Update (October 2013): the article seems to have reappeared on The Spectator website.
On October 16th 2004 The Spectator published an unsigned editorial by Boris Johnson (aparently with a little help from Simon Heffer) in which he stated that Liverpool fans were wallowing in self pity when they themselves were responsible for the Hillsborough disaster. This article has since gone missing from The Spectator online archive. In an attempt to prevent it being airbrushed from history, here are the pertinent paragraphs:
Bigley’s fate
The soccer international between England and Wales last Saturday managed to display in an instant two of the most unsavoury aspects of life in modern Britain. A request by the authorities for a minute’s silence in memory of Mr Ken Bigley, the news of whose murder by terrorists in Iraq had broken the previous day, was largely and ostentatiously ignored. Yet the fact that such a tribute was demanded in the first place emphasised the mawkish sentimentality of a society that has become hooked on grief and likes to wallow in a sense of vicarious victimhood. There had been a two-minute silence for Mr Bigley that same morning in Liverpool, according him the same respect offered annually to the million-and-a-half British servicemen who have died for their country since 1914.
No one can make light of the appalling fate suffered by the hostage. His imprisonment, his witnessing of the shocking murders of his two fellow hostages and his own hideous decapitation by the psychopathic criminals who kidnapped him provide an object lesson in human depravity and barbarity. But we have lost our sense of proportion about such things. There have, as a correspondent to the Daily Telegraph pointed out this week, been no such outbreaks of national mourning whenever one of our brave soldiers is killed serving his country in Iraq.

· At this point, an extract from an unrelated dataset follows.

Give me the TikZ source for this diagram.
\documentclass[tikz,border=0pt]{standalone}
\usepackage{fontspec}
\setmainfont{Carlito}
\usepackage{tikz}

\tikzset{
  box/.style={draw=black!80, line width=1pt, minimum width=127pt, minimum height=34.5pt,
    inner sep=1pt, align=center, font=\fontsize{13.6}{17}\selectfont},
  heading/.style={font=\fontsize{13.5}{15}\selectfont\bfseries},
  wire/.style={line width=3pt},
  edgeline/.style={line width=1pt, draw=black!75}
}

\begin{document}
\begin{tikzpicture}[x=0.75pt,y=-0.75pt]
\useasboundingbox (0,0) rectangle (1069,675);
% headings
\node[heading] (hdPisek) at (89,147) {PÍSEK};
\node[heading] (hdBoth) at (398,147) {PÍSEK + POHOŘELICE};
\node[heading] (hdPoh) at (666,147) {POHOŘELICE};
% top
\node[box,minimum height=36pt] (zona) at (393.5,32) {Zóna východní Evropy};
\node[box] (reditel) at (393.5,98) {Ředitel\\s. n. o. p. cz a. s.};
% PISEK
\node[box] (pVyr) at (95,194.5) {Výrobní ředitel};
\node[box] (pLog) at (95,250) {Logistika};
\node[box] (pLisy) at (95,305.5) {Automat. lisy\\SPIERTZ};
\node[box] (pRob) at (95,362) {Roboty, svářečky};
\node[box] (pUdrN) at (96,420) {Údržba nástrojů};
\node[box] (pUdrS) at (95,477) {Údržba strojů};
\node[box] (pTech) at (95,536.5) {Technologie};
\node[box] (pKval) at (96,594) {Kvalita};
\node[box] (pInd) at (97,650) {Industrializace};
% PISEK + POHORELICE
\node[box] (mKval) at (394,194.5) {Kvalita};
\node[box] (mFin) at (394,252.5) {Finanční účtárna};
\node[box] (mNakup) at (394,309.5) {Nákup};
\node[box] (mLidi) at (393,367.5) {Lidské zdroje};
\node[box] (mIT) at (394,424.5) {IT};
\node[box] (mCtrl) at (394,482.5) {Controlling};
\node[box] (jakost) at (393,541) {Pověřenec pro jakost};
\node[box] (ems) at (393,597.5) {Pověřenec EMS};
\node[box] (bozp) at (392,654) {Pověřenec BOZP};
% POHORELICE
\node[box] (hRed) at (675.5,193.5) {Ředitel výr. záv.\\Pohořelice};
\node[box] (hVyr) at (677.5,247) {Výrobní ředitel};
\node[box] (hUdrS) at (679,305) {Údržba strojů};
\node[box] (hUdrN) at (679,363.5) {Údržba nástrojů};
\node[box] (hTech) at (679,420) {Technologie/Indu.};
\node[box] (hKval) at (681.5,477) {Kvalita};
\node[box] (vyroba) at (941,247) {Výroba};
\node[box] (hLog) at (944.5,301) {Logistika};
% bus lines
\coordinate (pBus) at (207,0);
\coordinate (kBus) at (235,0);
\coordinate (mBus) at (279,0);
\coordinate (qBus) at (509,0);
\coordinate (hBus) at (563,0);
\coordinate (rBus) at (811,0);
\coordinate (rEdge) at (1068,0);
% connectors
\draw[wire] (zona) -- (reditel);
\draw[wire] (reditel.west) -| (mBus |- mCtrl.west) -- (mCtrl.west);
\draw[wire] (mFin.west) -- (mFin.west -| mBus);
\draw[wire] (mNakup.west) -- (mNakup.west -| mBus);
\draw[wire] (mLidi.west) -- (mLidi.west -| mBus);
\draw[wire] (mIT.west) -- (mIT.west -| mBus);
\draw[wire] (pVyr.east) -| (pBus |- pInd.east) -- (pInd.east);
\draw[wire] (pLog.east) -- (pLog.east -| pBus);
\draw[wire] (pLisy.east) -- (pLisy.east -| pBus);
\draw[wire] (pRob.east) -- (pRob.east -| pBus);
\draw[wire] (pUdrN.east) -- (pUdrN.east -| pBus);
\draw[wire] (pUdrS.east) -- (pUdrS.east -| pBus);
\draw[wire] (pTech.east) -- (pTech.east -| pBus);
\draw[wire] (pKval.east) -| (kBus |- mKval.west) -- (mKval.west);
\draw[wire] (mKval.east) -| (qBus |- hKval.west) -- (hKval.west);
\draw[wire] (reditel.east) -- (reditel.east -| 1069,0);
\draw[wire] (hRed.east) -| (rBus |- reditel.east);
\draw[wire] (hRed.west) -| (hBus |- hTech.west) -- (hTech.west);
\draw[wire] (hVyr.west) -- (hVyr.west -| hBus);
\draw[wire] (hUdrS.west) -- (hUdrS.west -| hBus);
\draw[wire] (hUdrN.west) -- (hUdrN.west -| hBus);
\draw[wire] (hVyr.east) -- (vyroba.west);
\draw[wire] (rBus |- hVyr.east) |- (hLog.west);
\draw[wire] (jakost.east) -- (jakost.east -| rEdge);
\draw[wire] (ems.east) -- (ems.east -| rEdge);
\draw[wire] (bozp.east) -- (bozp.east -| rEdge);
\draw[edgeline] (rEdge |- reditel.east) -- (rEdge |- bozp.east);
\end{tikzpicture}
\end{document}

The extreme reaction to Mr Bigley’s murder is fed by the fact that he was a Liverpudlian. Liverpool is a handsome city with a tribal sense of community. A combination of economic misfortune — its docks were, fundamentally, on the wrong side of England when Britain entered what is now the European Union — and an excessive predilection for welfarism have created a peculiar, and deeply unattractive, psyche among many Liverpudlians. They see themselves whenever possible as victims, and resent their victim status; yet at the same time they wallow in it. Part of this flawed psychological state is that they cannot accept that they might have made any contribution to their misfortunes, but seek rather to blame someone else for it, thereby deepening their sense of shared tribal grievance against the rest of society. The deaths of more than 50 Liverpool football supporters at Hillsborough in 1989 was undeniably a greater tragedy than the single death, however horrible, of Mr Bigley; but that is no excuse for Liverpool’s failure to acknowledge, even to this day, the part played in the disaster by drunken fans at the back of the crowd who mindlessly tried to fight their way into the ground that Saturday afternoon. The police became a convenient scapegoat, and the Sun newspaper a whipping-boy for daring, albeit in a tasteless fashion, to hint at the wider causes of the incident.

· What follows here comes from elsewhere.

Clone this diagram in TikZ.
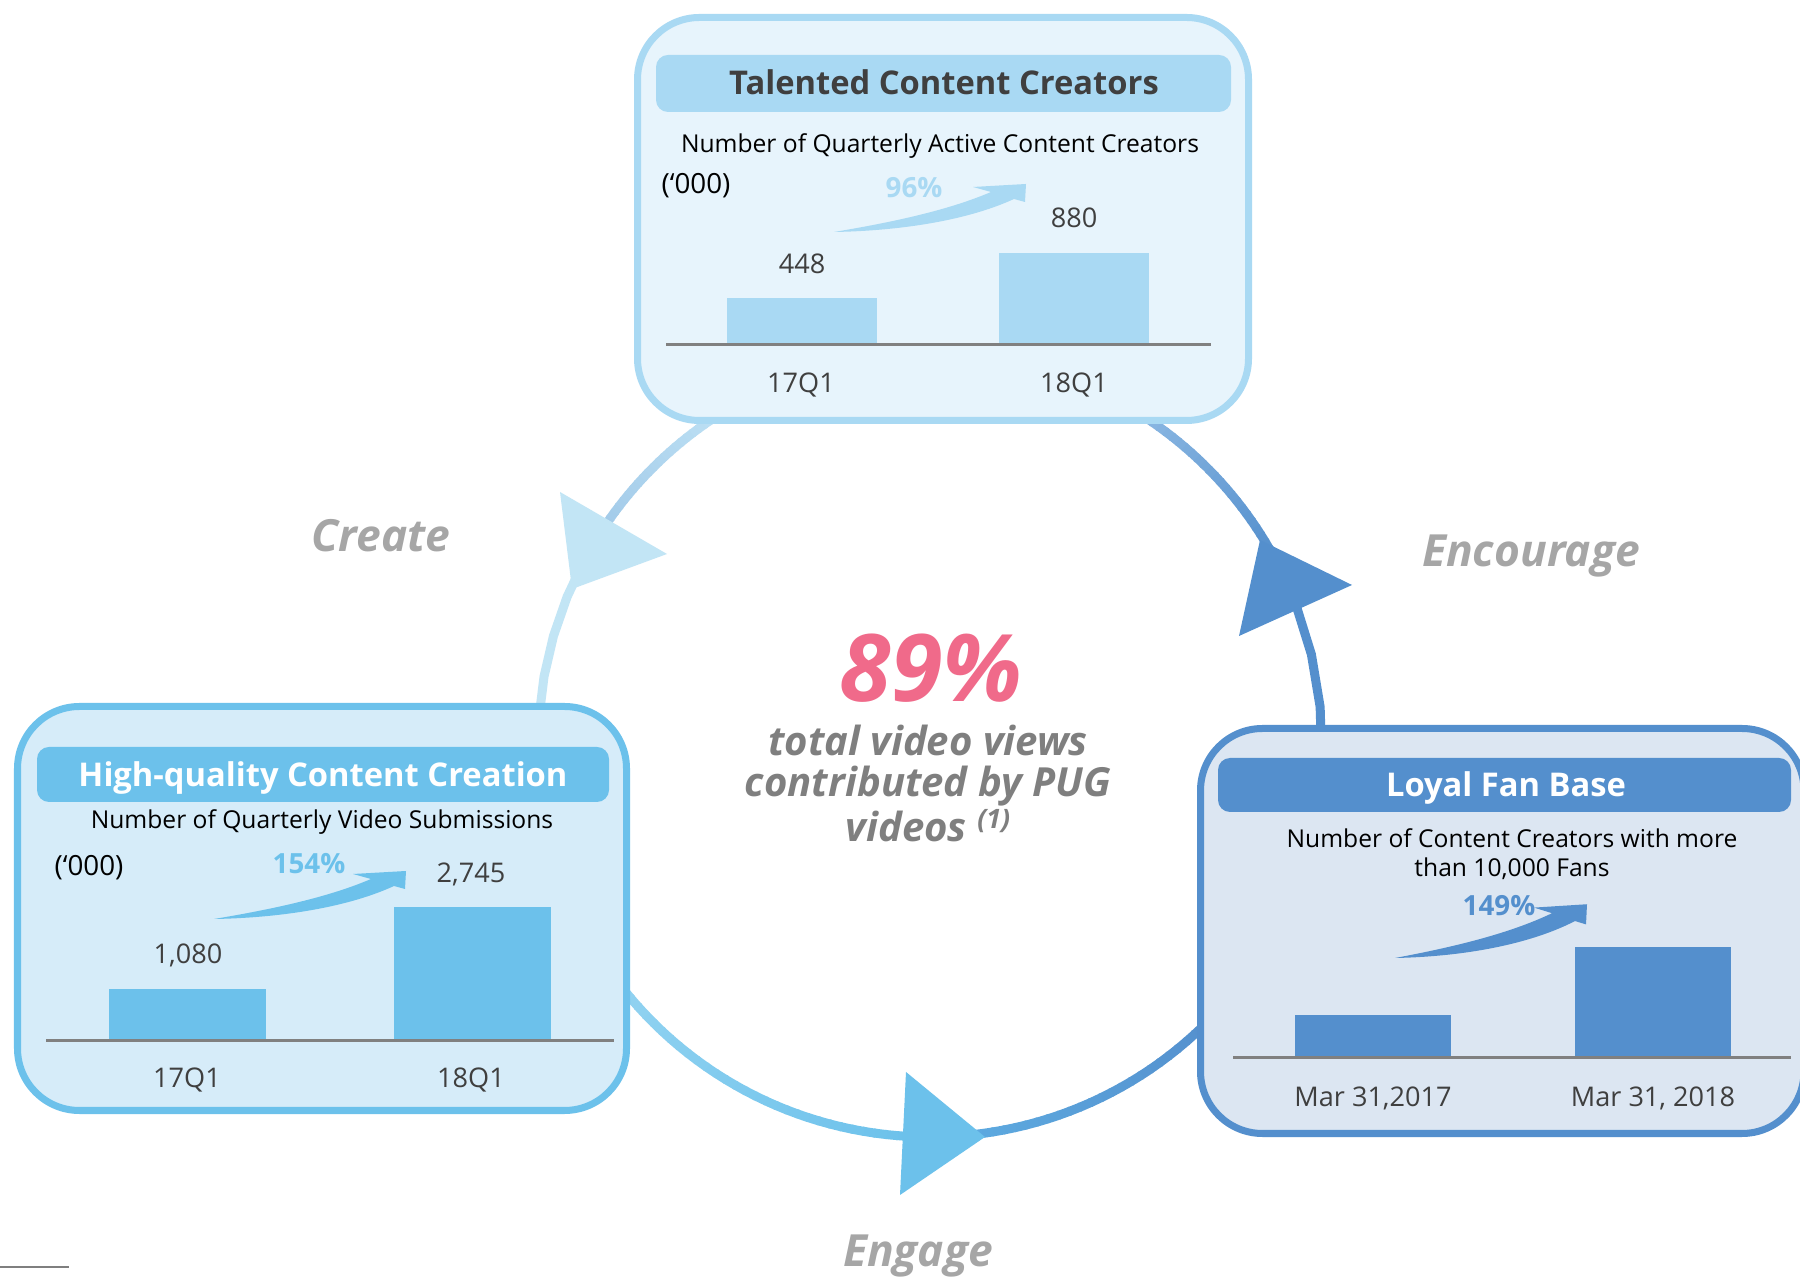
\documentclass[tikz,border=0pt]{standalone}
\usepackage{fontspec}
\setmainfont{Open Sans}
\definecolor{cTop}{HTML}{A9D9F3}
\definecolor{cTopFill}{HTML}{E7F4FC}
\definecolor{cLeft}{HTML}{6CC1EB}
\definecolor{cLeftFill}{HTML}{D6ECF9}
\definecolor{cRight}{HTML}{548FCD}
\definecolor{cRightFill}{HTML}{DCE6F2}
\definecolor{cDark}{HTML}{3F3F3F}
\definecolor{cAxis}{HTML}{808080}
\definecolor{cPink}{HTML}{F06A8A}
\definecolor{cMid}{HTML}{7F7F7F}
\definecolor{cCyc}{HTML}{A6A6A6}
\definecolor{cTriA}{HTML}{C2E5F5}
\definecolor{cArcA}{HTML}{A0C8E8}
\definecolor{cArcAb}{HTML}{BDE1F4}
\definecolor{cArcB}{HTML}{8DB9E3}
\definecolor{cArcCa}{HTML}{5DAAE0}
\definecolor{cArcCb}{HTML}{92D3F1}
\tikzset{
 ring/.style={line width=0.09cm},
 boxline/.style={line width=0.07cm, rounded corners=0.62cm},
 hdr/.style={rounded corners=0.12cm},
 ttl/.style={inner sep=0, anchor=base, font=\fontsize{9.3pt}{11pt}\selectfont\bfseries},
 sub/.style={inner sep=0, anchor=base, font=\fontsize{7pt}{8.3pt}\selectfont, text=black},
 val/.style={inner sep=0, anchor=base, font=\fontsize{7.7pt}{9pt}\selectfont, text=cDark},
 unit/.style={inner sep=0, anchor=base, font=\fontsize{7.9pt}{9pt}\selectfont, text=black},
 pct/.style={inner sep=0, anchor=base, font=\fontsize{7.9pt}{9pt}\selectfont\bfseries},
 axisline/.style={cAxis, line width=0.03cm},
 cyc/.style={inner sep=0, anchor=base, font=\fontsize{12.6pt}{14pt}\selectfont\bfseries\itshape, text=cCyc},
 mid/.style={inner sep=0, anchor=base, font=\fontsize{11.4pt}{13pt}\selectfont\bfseries\itshape, text=cMid},
}
\newcommand\ringseg[5]{%
 \foreach \i in {1,...,#5}{%
   \pgfmathsetmacro\ta{#1+(\i-1)*(#2-#1)/#5}%
   \pgfmathsetmacro\tb{#1+\i*(#2-#1)/#5+0.25}%
   \pgfmathsetmacro\pc{100*(\i-0.5)/#5}%
   \draw[ring, color=#4!\pc!#3] plot[domain=\ta:\tb, samples=5] ({930+392*cos(\x)},{745+392*sin(\x)});
 }}
\newcommand\growarrow[3]{%
 \begin{scope}[shift={#1}, yscale=#3]
 \fill[#2] (0,0) .. controls (60,-10) and (115,-22) .. (157,-40) -- (139,-45) -- (192,-48) -- (191,-30) -- (180,-33) .. controls (130,-10) and (60,-1) .. (0,0) -- cycle;
 \end{scope}}
\begin{document}
\begin{tikzpicture}[x=0.01cm,y=-0.01cm]
\useasboundingbox (0,0) rectangle (1800,1277);
\clip (0,0) rectangle (1800,1277);
\fill[white] (0,0) rectangle (1800,1277);
% cycle ring
\ringseg{184}{208}{cTriA}{cTriA}{1}
\ringseg{212}{238}{cArcA}{cArcAb}{24}
\ringseg{302}{331}{cArcB}{cRight}{24}
\ringseg{331}{362}{cRight}{cRight}{1}
\ringseg{44}{84}{cRight}{cArcCa}{24}
\ringseg{93}{143}{cLeft}{cArcCb}{30}
% arrow heads on the ring
\fill[cTriA] (560,492) -- (667,554) -- (572,589) -- cycle;
\fill[cRight] (1260,540) -- (1352,585) -- (1239,636) -- cycle;
\fill[cLeft] (906,1072) -- (985,1137) -- (900,1195) -- cycle;
% top box
\draw[boxline, draw=cTop, fill=cTopFill] (637.5,17.5) rectangle (1248.5,420.5);
\fill[hdr, cTop] (656,55) rectangle (1231,112);
\node[ttl, text=cDark] (ttop) at (944,95) {Talented Content Creators};
\node[sub] (stop) at (940,153) {Number of Quarterly Active Content Creators};
\node[unit] (utop) at (696,194) {(‘000)};
\growarrow{(834,232)}{cTop}{1}
\node[pct, text=cTop] (ptop) at (914,198) {96\%};
\fill[cTop] (727,298) rectangle (877,345);
\fill[cTop] (999,253) rectangle (1149,345);
\draw[axisline] (666,345) -- (1211,345);
\node[val] (vta) at (802,274) {448};
\node[val] (vtb) at (1074,228) {880};
\node[val] (lta) at (801,393) {17Q1};
\node[val] (ltb) at (1074,393) {18Q1};
% left box
\draw[boxline, draw=cLeft, fill=cLeftFill] (17.5,706.5) rectangle (626.5,1110.5);
\fill[hdr, cLeft] (37,747) rectangle (609,802);
\node[ttl, text=white] (tleft) at (323,787) {High-quality Content Creation};
\node[sub] (sleft) at (322,829) {Number of Quarterly Video Submissions};
\node[unit] (uleft) at (89,876) {(‘000)};
\growarrow{(214,919)}{cLeft}{1}
\node[pct, text=cLeft] (pleft) at (309,874) {154\%};
\fill[cLeft] (109,989) rectangle (266,1041);
\fill[cLeft] (394,907) rectangle (551,1041);
\draw[axisline] (46,1041) -- (614,1041);
\node[val] (vla) at (188,964) {1,080};
\node[val] (vlb) at (471,883) {2,745};
\node[val] (lla) at (187,1088) {17Q1};
\node[val] (llb) at (471,1088) {18Q1};
% right box
\draw[boxline, draw=cRight, fill=cRightFill] (1200.5,728.5) rectangle (1804,1133.5);
\fill[hdr, cRight] (1218,758) rectangle (1791,812);
\node[ttl, text=white] (tright) at (1506,797) {Loyal Fan Base};
\node[sub] (sright) at (1512,848) {Number of Content Creators with more};
\node[sub] (sright2) at (1512,877) {than 10,000 Fans};
\growarrow{(1395,958)}{cRight}{1.12}
\node[pct, text=cRight] (pright) at (1499,916) {149\%};
\fill[cRight] (1295,1015) rectangle (1451,1058);
\fill[cRight] (1575,947) rectangle (1731,1058);
\draw[axisline] (1233,1058) -- (1791,1058);
\node[val] (lra) at (1373,1107) {Mar 31,2017};
\node[val] (lrb) at (1653,1107) {Mar 31, 2018};
% centre
\node[inner sep=0, anchor=base, font=\fontsize{26.5pt}{30pt}\selectfont\bfseries\itshape, text=cPink] (big) at (931,702) {89\%};
\node[mid] (m1) at (928,756) {total video views};
\node[mid] (m2) at (928,797) {contributed by PUG};
\node[mid] (m3) at (928,842) {videos \raisebox{0.33em}{\fontsize{7.6pt}{8pt}\selectfont(1)}};
% cycle labels
\node[cyc] (create) at (381,552) {Create};
\node[cyc] (encourage) at (1531,567) {Encourage};
\node[cyc] (engage) at (918,1267) {Engage};
% footnote rule
\coordinate (fa) at (0,1267);
\coordinate (fb) at (69,1267);
\draw[cMid, line width=0.02cm] (fa) -- (fb);
\end{tikzpicture}
\end{document}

In 2004 Johnson was sent, by the leader of the Conservative Party Michael Howard, to apologise to the people of Liverpool. Howard had run unsuccessfully in two general elections as the Conservative Party candidate for the Liverpool Edge Hill constituency. Johnson again apologised in September 2012 following the publication of the Hillsborough Independent Panel Report.
I was very, very sorry in 2004 that the Spectator did carry an editorial that partially repeated those allegations, I apologised then and I apologise now[1]
His apology was rejected by Margaret Aspinall, chairwoman of Hillsborough Families Support Group:
What he has got to understand is that we were speaking the truth for 23 years and apologies have only started to come today from them because of yesterday.[2]